Amid training for waging war via helicopters in Vietnam, the infantry unit I was assigned to was put on alert to be ready to assert the federal government’s role in upholding the US Constitution in Alabama. Old-timers in the unit joked about having gotten campaign medals for being dispatched in previous years to Little Rock, Arkansas and other Southern flash points where furious white residents and their local officials tried to prevent “colored people” from attending segregated public schools and colleges.
Having already served a tour in Vietnam, and declined a promotion to stay in the military and return to the war in Indochina that seemed wantonly senseless, I signed up for classes at a base branch of a nearby state college while awaiting my discharge papers. It was there that I met a professor who astounded the globe-trotting, way-of-the-world-savvy soldiers in his psychology class.
The professor noted that he had been teaching at a famous university up North and decided to come back to teach in his home state. “Why?” a seasoned sergeant blurted out.
Alabama in the winter of 1964-65 exuded the tensions of a third world country rumbling with pent-up hostilities between authorities and an emboldened group of natives protesting a culture of violent oppression. My brother was in Air Force training at another base in Alabama and got caught up in a police action in the state capitol, Montgomery, against a civil rights protest. The off-duty GIs hit the ground and hunkered behind cars while cops with fingers on their triggers roamed the streets and screamed at the Air Force boys to get the hell out of town.
Well, the professor quietly said to his class of soldiers, this is where the fight is to change my part of the country for the better. He came back to teach, at Troy State College, he said, to help fellow white Southerners understand it was time to change their minds, their culture, their psychology, when it came to their fellow citizens who happened to have a darker hue.

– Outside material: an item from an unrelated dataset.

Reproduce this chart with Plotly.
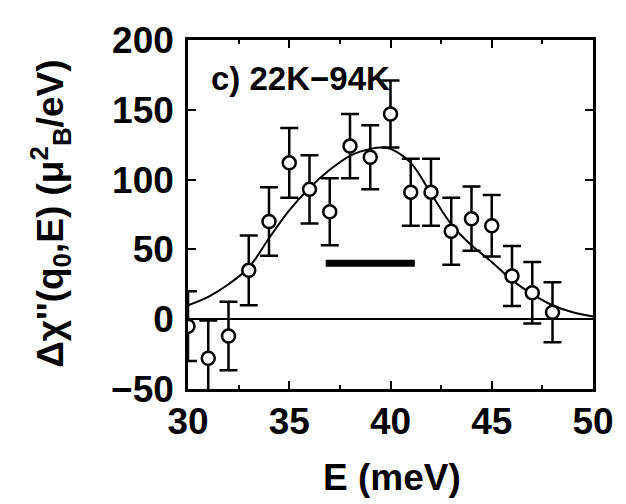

Some day, I’ll remember that professor’s name. What I thought at the time was, that man just displayed more courage on behalf of other people’s welfare than I’d seen in an army lording it over people of another race while playing war on the far side of the world.

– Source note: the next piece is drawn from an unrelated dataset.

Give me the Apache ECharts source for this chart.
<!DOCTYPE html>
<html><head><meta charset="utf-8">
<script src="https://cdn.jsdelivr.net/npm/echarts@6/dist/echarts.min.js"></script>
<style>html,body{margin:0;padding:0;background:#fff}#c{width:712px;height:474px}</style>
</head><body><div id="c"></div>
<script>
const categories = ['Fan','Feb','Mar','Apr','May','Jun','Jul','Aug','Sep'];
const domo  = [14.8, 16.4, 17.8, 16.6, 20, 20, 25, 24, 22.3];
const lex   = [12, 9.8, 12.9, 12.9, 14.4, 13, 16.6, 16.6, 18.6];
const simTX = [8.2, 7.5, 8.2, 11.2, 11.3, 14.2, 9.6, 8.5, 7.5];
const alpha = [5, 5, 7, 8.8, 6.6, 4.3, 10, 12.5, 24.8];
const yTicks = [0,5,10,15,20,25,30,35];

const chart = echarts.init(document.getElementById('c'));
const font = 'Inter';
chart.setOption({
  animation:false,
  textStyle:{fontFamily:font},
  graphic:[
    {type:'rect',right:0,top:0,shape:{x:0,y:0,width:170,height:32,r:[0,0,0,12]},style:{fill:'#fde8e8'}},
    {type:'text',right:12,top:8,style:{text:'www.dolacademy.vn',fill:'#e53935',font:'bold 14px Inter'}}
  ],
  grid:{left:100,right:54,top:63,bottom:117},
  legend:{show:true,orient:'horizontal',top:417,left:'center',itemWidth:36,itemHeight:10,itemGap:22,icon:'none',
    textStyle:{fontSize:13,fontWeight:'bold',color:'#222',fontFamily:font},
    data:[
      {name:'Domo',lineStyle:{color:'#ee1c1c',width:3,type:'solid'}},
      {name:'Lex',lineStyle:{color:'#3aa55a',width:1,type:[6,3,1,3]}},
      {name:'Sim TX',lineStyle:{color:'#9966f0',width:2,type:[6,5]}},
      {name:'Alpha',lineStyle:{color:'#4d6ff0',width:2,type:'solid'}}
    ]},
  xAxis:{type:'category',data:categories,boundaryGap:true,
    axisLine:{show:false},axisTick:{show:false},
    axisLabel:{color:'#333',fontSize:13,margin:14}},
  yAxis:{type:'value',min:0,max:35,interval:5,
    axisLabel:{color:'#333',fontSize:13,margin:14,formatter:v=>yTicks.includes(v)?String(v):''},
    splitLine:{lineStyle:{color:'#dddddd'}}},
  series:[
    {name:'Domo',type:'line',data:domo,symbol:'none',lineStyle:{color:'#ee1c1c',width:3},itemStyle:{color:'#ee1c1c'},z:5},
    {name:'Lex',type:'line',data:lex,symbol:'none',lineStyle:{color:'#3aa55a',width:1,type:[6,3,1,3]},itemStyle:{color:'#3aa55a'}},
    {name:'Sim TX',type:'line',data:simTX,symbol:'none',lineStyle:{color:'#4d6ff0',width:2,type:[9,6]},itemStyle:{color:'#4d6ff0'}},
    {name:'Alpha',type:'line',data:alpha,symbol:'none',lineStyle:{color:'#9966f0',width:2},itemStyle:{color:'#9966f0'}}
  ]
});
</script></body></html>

As for the civil rights protesters battered by state and local police in Selma, Alabama: On their third attempt to march to the state capitol, on March 21, 1965, the route was impressively lined by thousands of U.S. Army troops, National Guard members called up by the federal government, FBI agents and federal marshals, arrayed to protect 300 marchers. Some 25,000 people joined the last leg to the state capitol building for a rally for voting rights for black Americans.

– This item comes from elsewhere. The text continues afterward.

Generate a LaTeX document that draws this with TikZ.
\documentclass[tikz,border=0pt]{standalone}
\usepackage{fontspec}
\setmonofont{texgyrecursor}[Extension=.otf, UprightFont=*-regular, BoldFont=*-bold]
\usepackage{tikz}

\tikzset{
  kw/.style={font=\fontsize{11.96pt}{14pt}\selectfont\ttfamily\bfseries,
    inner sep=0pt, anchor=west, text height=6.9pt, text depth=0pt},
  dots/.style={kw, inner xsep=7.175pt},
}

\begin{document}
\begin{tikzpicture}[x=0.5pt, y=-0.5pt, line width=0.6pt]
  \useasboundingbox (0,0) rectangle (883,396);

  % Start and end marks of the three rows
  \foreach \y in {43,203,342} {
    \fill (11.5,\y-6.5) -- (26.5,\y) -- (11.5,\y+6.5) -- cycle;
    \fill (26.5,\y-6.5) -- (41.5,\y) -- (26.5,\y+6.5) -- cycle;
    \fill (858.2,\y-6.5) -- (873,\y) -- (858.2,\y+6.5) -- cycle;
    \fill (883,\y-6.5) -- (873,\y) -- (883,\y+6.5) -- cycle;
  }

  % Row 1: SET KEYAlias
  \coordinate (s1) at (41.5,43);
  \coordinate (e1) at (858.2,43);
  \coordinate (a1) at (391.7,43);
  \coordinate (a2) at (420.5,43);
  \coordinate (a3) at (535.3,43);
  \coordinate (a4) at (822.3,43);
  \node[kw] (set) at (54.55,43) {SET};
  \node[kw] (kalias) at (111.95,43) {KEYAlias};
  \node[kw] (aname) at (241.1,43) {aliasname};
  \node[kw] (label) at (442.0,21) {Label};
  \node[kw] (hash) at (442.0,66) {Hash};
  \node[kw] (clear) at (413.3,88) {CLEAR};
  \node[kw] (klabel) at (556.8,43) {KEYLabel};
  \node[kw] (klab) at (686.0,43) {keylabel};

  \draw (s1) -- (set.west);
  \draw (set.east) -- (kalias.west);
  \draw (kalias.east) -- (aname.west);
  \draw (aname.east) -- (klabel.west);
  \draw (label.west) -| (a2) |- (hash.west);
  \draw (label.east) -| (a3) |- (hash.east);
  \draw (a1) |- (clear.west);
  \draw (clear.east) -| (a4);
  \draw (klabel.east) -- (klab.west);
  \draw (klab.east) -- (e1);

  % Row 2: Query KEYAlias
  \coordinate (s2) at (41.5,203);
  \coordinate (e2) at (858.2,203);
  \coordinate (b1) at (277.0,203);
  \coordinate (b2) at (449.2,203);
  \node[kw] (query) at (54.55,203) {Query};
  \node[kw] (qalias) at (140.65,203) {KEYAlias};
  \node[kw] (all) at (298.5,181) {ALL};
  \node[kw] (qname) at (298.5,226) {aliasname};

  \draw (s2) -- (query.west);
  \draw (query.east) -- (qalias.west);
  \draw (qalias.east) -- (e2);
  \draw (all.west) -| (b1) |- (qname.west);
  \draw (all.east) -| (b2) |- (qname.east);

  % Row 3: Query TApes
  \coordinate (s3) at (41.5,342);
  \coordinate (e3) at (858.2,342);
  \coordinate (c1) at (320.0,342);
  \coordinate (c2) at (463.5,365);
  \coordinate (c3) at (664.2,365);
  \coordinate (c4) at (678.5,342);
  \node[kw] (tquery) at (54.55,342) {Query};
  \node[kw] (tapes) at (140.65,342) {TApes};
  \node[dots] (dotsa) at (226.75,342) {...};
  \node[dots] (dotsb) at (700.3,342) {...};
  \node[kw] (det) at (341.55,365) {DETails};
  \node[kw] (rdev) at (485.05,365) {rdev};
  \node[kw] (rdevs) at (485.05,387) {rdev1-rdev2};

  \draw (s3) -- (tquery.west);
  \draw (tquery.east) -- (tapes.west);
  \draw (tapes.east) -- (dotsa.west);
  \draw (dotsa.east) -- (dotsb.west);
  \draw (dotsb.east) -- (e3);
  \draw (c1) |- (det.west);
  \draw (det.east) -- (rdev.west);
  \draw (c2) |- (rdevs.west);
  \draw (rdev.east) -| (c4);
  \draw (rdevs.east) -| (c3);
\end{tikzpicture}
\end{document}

That night, a white woman from Detroit, Viola Liuzzo, was shot and killed while driving marchers back to Selma. The ambushers were Ku Klux Klan members who included an FBI informer. That roadside murder effectively was the last shot of the Civil War. The Selma to Montgomery march through Alabama stirred Americans to turn a big page of history.
“As a result of this historic event, the [federal] Voting Rights Act was passed on May 26, 1965,” notes a brief history on the National Park Service website for the Selma to Montgomery National Historic Trail. Deep in the heart of Alabama, the majority of Selma’s city council today is African-American, as is Mayor George Patrick Evans, a graduate of Troy State University.
As my old professor in Alabama said, this was a timely fight—and it took more courage to do it nonviolently in the face of brutal encounters with police and hate-filled mobs. Yet the legacy for human dignity spurred by the Freedom Riders is far more enduring than the official slogans shading the violence unleashed in Vietnam in the name of democratic rights many Americans were denied and had to fight for at home.